Читаем Убить, чтобы воскреснуть полностью

Это было какое-то поветрие, просто заразная болезнь! Иногда Герман с искренним отчаянием думал, что скоро в племени не останется ни одного собственно туарега — то есть мужчины. Кроме разве что короля. И еще не известно, кто придет к власти после смерти Алесана. Ведь не секрет, что пока его отец учился в Англии, предпринималась попытка государственного переворота. Во главе движения стояла первая дукуни. Конечно, Алесан покрепче духом, чем его батюшка, и еще более европеизирован, точнее, американизирован и русифицирован, однако и он внутренне бессилен перед этим наступлением матриархата, в котором Герман уже видел что-то патологическое. Нет, в самом деле! Геродотовы амазонки просто убивали своих мужчин. Соплеменницы Алесана пошли гораздо дальше: они изменяли внутреннюю сущность человека, которая называлась шеба. А может быть, даже заменяли одну шеба на другую. Мужскую — на женскую. Странные случались иногда совпадения! Скажем, стоило какой-то женщине умереть, и буквально на другой день перед дукуни являлся мужчина в ситцевой юбке, возглашавший, что его шеба желает перерождения. Со всеми вытекающими отсюда последствиями в виде перемены оперативным путем вторичных половых признаков. Герман замечал, что у этих несчастных безумцев (с его точки зрения, они все предварительно спятили) вид совершенно потерянный, и относил это на счет бурных переживаний. А тут вдруг призадумался: не действуют ли мужчины по принуждению? Под психологическим давлением? Герман здесь такого навидался, что ничуть не удивился бы, узнав, что шеба умершей женщины ищет себе места в мужском теле и требует его изменения.

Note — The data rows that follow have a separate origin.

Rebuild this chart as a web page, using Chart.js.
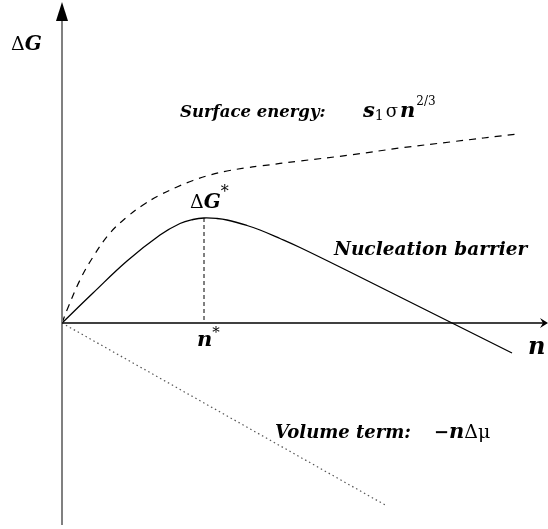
<!DOCTYPE html>
<html>
<head>
<meta charset="utf-8">
<script src="https://cdn.jsdelivr.net/npm/chart.js@4"></script>
<style>
  html, body { margin: 0; padding: 0; background: #fff; }
  #wrap { width: 548px; height: 529px; }
</style>
</head>
<body>
<div id="wrap"><canvas id="nucleationChart" width="548" height="529"></canvas></div>
<script>
// values (n and dG in arbitrary units, origin at the axes crossing)
const surfaceN = [0, 5, 18, 31, 48, 65, 81, 98, 115, 131, 148, 165, 183, 198, 238, 288, 338, 388, 455];
const surfaceG = [0, 13, 43, 66, 90, 106, 118, 128, 136, 142.5, 148, 152, 155, 157, 162, 168, 175, 181, 189];

const barrierN = [0, 31, 65, 98, 118, 131, 142, 155, 165, 185, 198, 218, 238, 288, 338, 390, 450];
const barrierG = [0, 30, 62, 88, 99.5, 103.5, 105, 104.5, 103, 97.5, 93, 84.5, 75.5, 51, 26, 0, -30];

const volumeN = [0, 325];
const volumeG = [0, -183];

const nStar = 142;
const gStar = 105;

// axis ranges
const nMin = -62, nMax = 486;
const gMin = -206, gMax = 323;

function pts(xs, ys) {
    return xs.map((x, i) => ({ x: x, y: ys[i] }));
}

const serif = '"DejaVu Serif", serif';

// axes with arrows + text labels, placed through the scales
const decorations = {
    id: 'decorations',
    afterDatasetsDraw(chart) {
        const ctx = chart.ctx;
        const sx = chart.scales.x, sy = chart.scales.y;
        const x0 = sx.getPixelForValue(0);
        const y0 = sy.getPixelForValue(0);
        ctx.save();

        // vertical axis (grey) with arrow
        ctx.strokeStyle = '#808080';
        ctx.lineWidth = 2;
        ctx.beginPath();
        ctx.moveTo(x0, 18);
        ctx.lineTo(x0, sy.getPixelForValue(gMin + 4));
        ctx.stroke();
        ctx.fillStyle = '#000';
        ctx.beginPath();
        ctx.moveTo(x0, 2);
        ctx.lineTo(x0 - 6, 21);
        ctx.lineTo(x0 + 6, 21);
        ctx.closePath();
        ctx.fill();

        // horizontal axis (black) with arrow
        ctx.strokeStyle = '#000';
        ctx.lineWidth = 1.3;
        ctx.beginPath();
        ctx.moveTo(x0, y0);
        ctx.lineTo(sx.getPixelForValue(nMax) - 3, y0);
        ctx.stroke();
        const xe = sx.getPixelForValue(nMax);
        ctx.beginPath();
        ctx.moveTo(xe, y0);
        ctx.lineTo(xe - 8, y0 - 5);
        ctx.lineTo(xe - 5, y0);
        ctx.lineTo(xe - 8, y0 + 5);
        ctx.closePath();
        ctx.fill();

        // text
        ctx.fillStyle = '#000';
        ctx.textBaseline = 'alphabetic';
        ctx.textAlign = 'left';

        function put(str, font, x, y) {
            ctx.font = font;
            ctx.fillText(str, x, y);
            return x + ctx.measureText(str).width;
        }

        // dG label on the vertical axis
        let x = put('\u0394', '19px ' + serif, 11, 50);
        put('G', 'bold italic 20px ' + serif, x, 50);

        // surface energy
        put('Surface energy:', 'bold italic 16.5px ' + serif, 180, 117);
        x = put('s', 'bold italic 21px ' + serif, 363, 117);
        x = put('1', '14px ' + serif, x, 120);
        x = put('\u03C3', '18px ' + serif, x + 2, 117);
        x = put('n', 'bold italic 21px ' + serif, x + 2, 117);
        put('2/3', '12px ' + serif, x + 1, 105);

        // peak label
        const px = sx.getPixelForValue(nStar);
        const py = sy.getPixelForValue(gStar);
        x = put('\u0394', '19px ' + serif, px - 14, py - 10);
        x = put('G', 'bold italic 20px ' + serif, x, py - 10);
        put('*', '16px ' + serif, x, py - 21);

        // n* under the axis
        x = put('n', 'bold italic 21px ' + serif, px - 7, y0 + 23);
        put('*', '15px ' + serif, x, y0 + 14);

        // n at the axis end
        put('n', 'bold italic 24px ' + serif, 528, y0 + 31);

        put('Nucleation barrier', 'bold italic 18.5px ' + serif, 334, 255);
        put('Volume term:', 'bold italic 18px ' + serif, 275, 438);
        x = put('\u2212', 'bold 18px ' + serif, 434, 438);
        x = put('n', 'bold italic 21px ' + serif, x, 438);
        put('\u0394\u03BC', '19px ' + serif, x, 438);

        ctx.restore();
    }
};

new Chart(document.getElementById('nucleationChart').getContext('2d'), {
    type: 'scatter',
    data: {
        datasets: [
            {
                label: 'Surface energy',
                data: pts(surfaceN, surfaceG),
                showLine: true,
                borderColor: '#000',
                borderWidth: 1.2,
                borderDash: [7, 6],
                pointRadius: 0,
                tension: 0.4
            },
            {
                label: 'Nucleation barrier',
                data: pts(barrierN, barrierG),
                showLine: true,
                borderColor: '#000',
                borderWidth: 1.3,
                pointRadius: 0,
                tension: 0.4
            },
            {
                label: 'Volume term',
                data: pts(volumeN, volumeG),
                showLine: true,
                borderColor: '#555',
                borderWidth: 1.2,
                borderDash: [1.5, 3],
                pointRadius: 0
            },
            {
                label: 'n*',
                data: pts([nStar, nStar], [gStar, 0]),
                showLine: true,
                borderColor: '#000',
                borderWidth: 1,
                borderDash: [4, 3],
                pointRadius: 0
            }
        ]
    },
    options: {
        responsive: false,
        animation: false,
        layout: { padding: 0 },
        plugins: {
            legend: { display: false },
            tooltip: { enabled: false }
        },
        scales: {
            x: { type: 'linear', min: nMin, max: nMax, display: false },
            y: { type: 'linear', min: gMin, max: gMax, display: false }
        }
    },
    plugins: [decorations]
});
</script>
</body>
</html>
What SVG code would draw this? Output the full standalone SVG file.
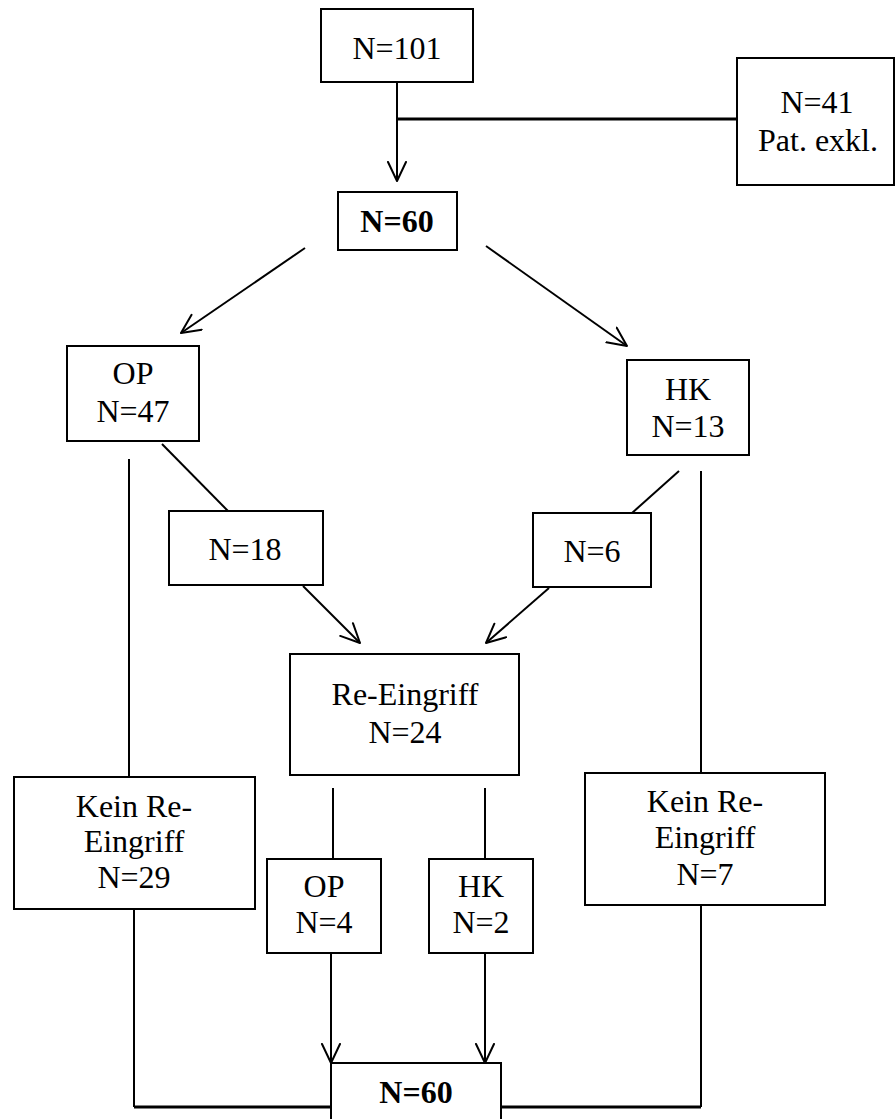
<svg xmlns="http://www.w3.org/2000/svg" width="896" height="1119" viewBox="0 0 896 1119">
<style>
.box{fill:#fff;stroke:#000;stroke-width:2}
.ln{stroke:#000;stroke-width:2;fill:none}
.thick{stroke:#000;stroke-width:3;fill:none}
.t{font-family:"Liberation Serif","Times New Roman",serif;font-size:32px;fill:#000;text-anchor:middle}
.b{font-weight:bold}
</style>
<defs>
<marker id="arr" markerUnits="userSpaceOnUse" markerWidth="24" markerHeight="24" refX="20" refY="10" orient="auto">
<path d="M1,1 L20,10 L1,19" fill="none" stroke="#000" stroke-width="2" stroke-linejoin="round" stroke-linecap="round"/>
</marker>
</defs>
<rect width="896" height="1119" fill="#fff"/>
<g id="connectors">
<line class="ln" x1="397" y1="82" x2="397" y2="181" marker-end="url(#arr)"/>
<line class="thick" x1="397" y1="119" x2="737" y2="119"/>
<line class="ln" x1="305" y1="248" x2="181" y2="333" marker-end="url(#arr)"/>
<line class="ln" x1="486" y1="246" x2="627" y2="346" marker-end="url(#arr)"/>
<line class="ln" x1="162" y1="444" x2="228" y2="511"/>
<line class="ln" x1="129" y1="459" x2="129" y2="777"/>
<line class="ln" x1="303" y1="586" x2="360" y2="643" marker-end="url(#arr)"/>
<line class="ln" x1="679" y1="471" x2="632" y2="513"/>
<line class="ln" x1="701" y1="471" x2="701" y2="773"/>
<line class="ln" x1="549" y1="588" x2="486" y2="643" marker-end="url(#arr)"/>
<line class="ln" x1="333" y1="788" x2="333" y2="859"/>
<line class="ln" x1="485" y1="788" x2="485" y2="859"/>
<line class="ln" x1="331" y1="953" x2="331" y2="1063" marker-end="url(#arr)"/>
<line class="ln" x1="485" y1="953" x2="485" y2="1063" marker-end="url(#arr)"/>
<line class="ln" x1="134" y1="909" x2="134" y2="1107"/>
<line class="thick" x1="134" y1="1107" x2="331" y2="1107"/>
<line class="ln" x1="701" y1="905" x2="701" y2="1107"/>
<line class="thick" x1="501" y1="1107" x2="701" y2="1107"/>
</g>
<g id="n101"><rect class="box" x="321" y="9" width="152" height="73"/><text class="t" x="397" y="59">N=101</text></g>
<g id="n41"><rect class="box" x="737" y="58" width="157" height="127"/><text class="t" x="817" y="113">N=41</text><text class="t" x="818" y="151">Pat. exkl.</text></g>
<g id="n60top"><rect class="box" x="338" y="192" width="119" height="58"/><text class="t b" x="397" y="232">N=60</text></g>
<g id="op47"><rect class="box" x="67" y="346" width="132" height="95"/><text class="t" x="133" y="384">OP</text><text class="t" x="133" y="422">N=47</text></g>
<g id="hk13"><rect class="box" x="627" y="360" width="122" height="95"/><text class="t" x="688" y="400">HK</text><text class="t" x="688" y="437">N=13</text></g>
<g id="n18"><rect class="box" x="169" y="511" width="154" height="74"/><text class="t" x="245" y="560">N=18</text></g>
<g id="n6"><rect class="box" x="533" y="513" width="118" height="74"/><text class="t" x="592" y="562">N=6</text></g>
<g id="re24"><rect class="box" x="290" y="654" width="229" height="121"/><text class="t" x="405" y="705">Re-Eingriff</text><text class="t" x="405" y="743">N=24</text></g>
<g id="kein29"><rect class="box" x="14" y="777" width="241" height="132"/><text class="t" x="134" y="817">Kein Re-</text><text class="t" x="134" y="852">Eingriff</text><text class="t" x="134" y="888">N=29</text></g>
<g id="kein7"><rect class="box" x="585" y="773" width="240" height="132"/><text class="t" x="705" y="812">Kein Re-</text><text class="t" x="705" y="848">Eingriff</text><text class="t" x="705" y="885">N=7</text></g>
<g id="op4"><rect class="box" x="267" y="859" width="114" height="94"/><text class="t" x="324" y="897">OP</text><text class="t" x="324" y="933">N=4</text></g>
<g id="hk2"><rect class="box" x="429" y="859" width="104" height="94"/><text class="t" x="481" y="897">HK</text><text class="t" x="481" y="933">N=2</text></g>
<g id="n60bottom"><rect class="box" x="331" y="1063" width="170" height="80"/><text class="t b" x="416" y="1103">N=60</text></g>
</svg>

Ну, шеба шебой, а некоторых предрассудков даже туареги не могли в себе одолеть. Среди них был и такой: ни один лесной туарег не имеет права под страхом позорной казни предаться страсти с женщиной, которая утратила прежнюю, мужскую сущность раньше, чем через два года и девять дней. Однако ненасытная шеба, обретя живую плоть, желала ее тешить… поэтому, собственно, Герман не очень удивился, когда на метеостанции мелькнула ситцевая юбка.

Что же касается его самого… Чем дальше шло время, тем чаще Герман, пребывая в объятиях темнокожих любовниц, крепко жмурил глаза, воображая рядом другое тело, другое лицо… Нет, оно не имело каких-то определенных или знакомых черт, одно он знал твердо: это была женщина с белой кожей, светлыми глазами и русыми волосами до плеч. Или до пояса. Прошлой ночью это видение было настолько сильным и властным, что он едва не оскандалился перед дукуни, в неподходящую минуту открыв глаза и увидев рядом черное лицо и алые чувственные губы.

Однако ему помог страх за жизнь Алесана, которому пришлось бы идти на тигра в одиночку. Герман снова зажмурился, усилием воли вызвал в памяти вожделенный образ — и вот уже дукуни протяжно застонала, забилась… Сам он тоже достиг желаемого — неотрывно глядя в переменчивые, словно речная вода, глаза и целуя розовые губы, пересохшие от страсти…

— Почему ты никогда не рассказывал мне о своей сестре? — проговорил в это мгновение Алесан, и задумавшийся Герман подскочил так, словно лапа тигра, которого они ждали, вдруг просунулась сквозь решетку. Да, про тигра он уже и позабыл, если честно… Однако еще неизвестно, что хуже: тигр или вопрос Алесана.

Впрочем, ничего нет в этом вопросе особенного, с этими призраками Герман давным-давно справился… а если честно, они существовали только в испуганном воображении его матери, которая слишком много порока навидалась в своей комиссии по делам несовершеннолетних!

— Ты любил ее?

Ну вот! И Алесан туда же!

— И любил, и люблю, — спокойно ответил Герман. — И всегда буду любить. А как же иначе. Мы ведь с ней близнецы.

— Я видел фотографию. На самом деле вы не так уж похожи.

— Ну, все-таки она женщина, а я мужчина, — усмехнулся Герман. — С годами сходство уменьшилось, но в детстве оно было поразительным. Одно лицо, буквально. Нас часто путали, да и мы сами вовсю этим пользовались. Как все близнецы, наверное. Однако уже лет с четырнадцати мы вряд ли смогли бы изображать Себастьяна и Виолу.

— Тебя это больше всего и огорчало? — спросил Алесан, и Герман удивился не столько тому, что этот черный колдун, его друг, попал, как всегда, в самую точку, сколько остроте своего желания стряхнуть пыль со старых чувств, поковыряться в давно заживших ранах. Мазохизм, конечно…

— Ну да, можно и так сказать.

— Мне трудно понять. У нас все иначе, ты знаешь.